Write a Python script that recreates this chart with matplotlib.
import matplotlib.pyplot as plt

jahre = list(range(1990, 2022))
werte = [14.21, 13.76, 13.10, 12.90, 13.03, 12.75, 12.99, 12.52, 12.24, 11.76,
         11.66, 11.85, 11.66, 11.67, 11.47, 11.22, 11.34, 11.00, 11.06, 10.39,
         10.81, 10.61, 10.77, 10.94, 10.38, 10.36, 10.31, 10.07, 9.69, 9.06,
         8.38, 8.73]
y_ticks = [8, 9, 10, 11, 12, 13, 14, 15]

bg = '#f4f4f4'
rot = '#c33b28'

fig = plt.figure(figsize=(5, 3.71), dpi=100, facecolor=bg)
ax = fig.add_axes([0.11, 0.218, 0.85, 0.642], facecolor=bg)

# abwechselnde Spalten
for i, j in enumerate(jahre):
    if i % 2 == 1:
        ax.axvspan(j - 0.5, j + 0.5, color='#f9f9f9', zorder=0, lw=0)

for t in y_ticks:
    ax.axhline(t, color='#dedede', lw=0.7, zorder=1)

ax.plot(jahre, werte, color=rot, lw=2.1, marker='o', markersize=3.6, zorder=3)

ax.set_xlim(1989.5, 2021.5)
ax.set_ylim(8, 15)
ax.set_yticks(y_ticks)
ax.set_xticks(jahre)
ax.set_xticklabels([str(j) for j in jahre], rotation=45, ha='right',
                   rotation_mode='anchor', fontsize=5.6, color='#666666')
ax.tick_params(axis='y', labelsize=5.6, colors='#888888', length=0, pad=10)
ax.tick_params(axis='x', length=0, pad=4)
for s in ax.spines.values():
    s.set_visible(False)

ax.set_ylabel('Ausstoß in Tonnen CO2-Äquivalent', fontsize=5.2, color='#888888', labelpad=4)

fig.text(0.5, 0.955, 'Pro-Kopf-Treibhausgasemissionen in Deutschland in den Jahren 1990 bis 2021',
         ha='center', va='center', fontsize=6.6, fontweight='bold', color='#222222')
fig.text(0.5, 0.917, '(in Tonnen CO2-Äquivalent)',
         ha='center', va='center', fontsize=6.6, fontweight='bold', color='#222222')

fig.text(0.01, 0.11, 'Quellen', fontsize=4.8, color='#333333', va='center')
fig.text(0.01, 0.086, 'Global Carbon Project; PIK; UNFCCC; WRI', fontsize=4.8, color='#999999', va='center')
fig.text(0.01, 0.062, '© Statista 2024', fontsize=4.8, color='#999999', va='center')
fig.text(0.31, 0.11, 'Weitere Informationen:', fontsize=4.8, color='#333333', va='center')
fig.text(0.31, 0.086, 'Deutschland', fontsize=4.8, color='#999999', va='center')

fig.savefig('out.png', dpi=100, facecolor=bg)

» To be done: Exactly as they appear, please write out the lines from the opening of the listing above down to the line containing "ax = fig.add_axes([0.11, 0.218, 0.85, 0.642], facecolor=bg)", with both end lines included.

» Written response:
Write a Python script that recreates this chart with matplotlib.
import matplotlib.pyplot as plt

jahre = list(range(1990, 2022))
werte = [14.21, 13.76, 13.10, 12.90, 13.03, 12.75, 12.99, 12.52, 12.24, 11.76,
         11.66, 11.85, 11.66, 11.67, 11.47, 11.22, 11.34, 11.00, 11.06, 10.39,
         10.81, 10.61, 10.77, 10.94, 10.38, 10.36, 10.31, 10.07, 9.69, 9.06,
         8.38, 8.73]
y_ticks = [8, 9, 10, 11, 12, 13, 14, 15]

bg = '#f4f4f4'
rot = '#c33b28'

fig = plt.figure(figsize=(5, 3.71), dpi=100, facecolor=bg)
ax = fig.add_axes([0.11, 0.218, 0.85, 0.642], facecolor=bg)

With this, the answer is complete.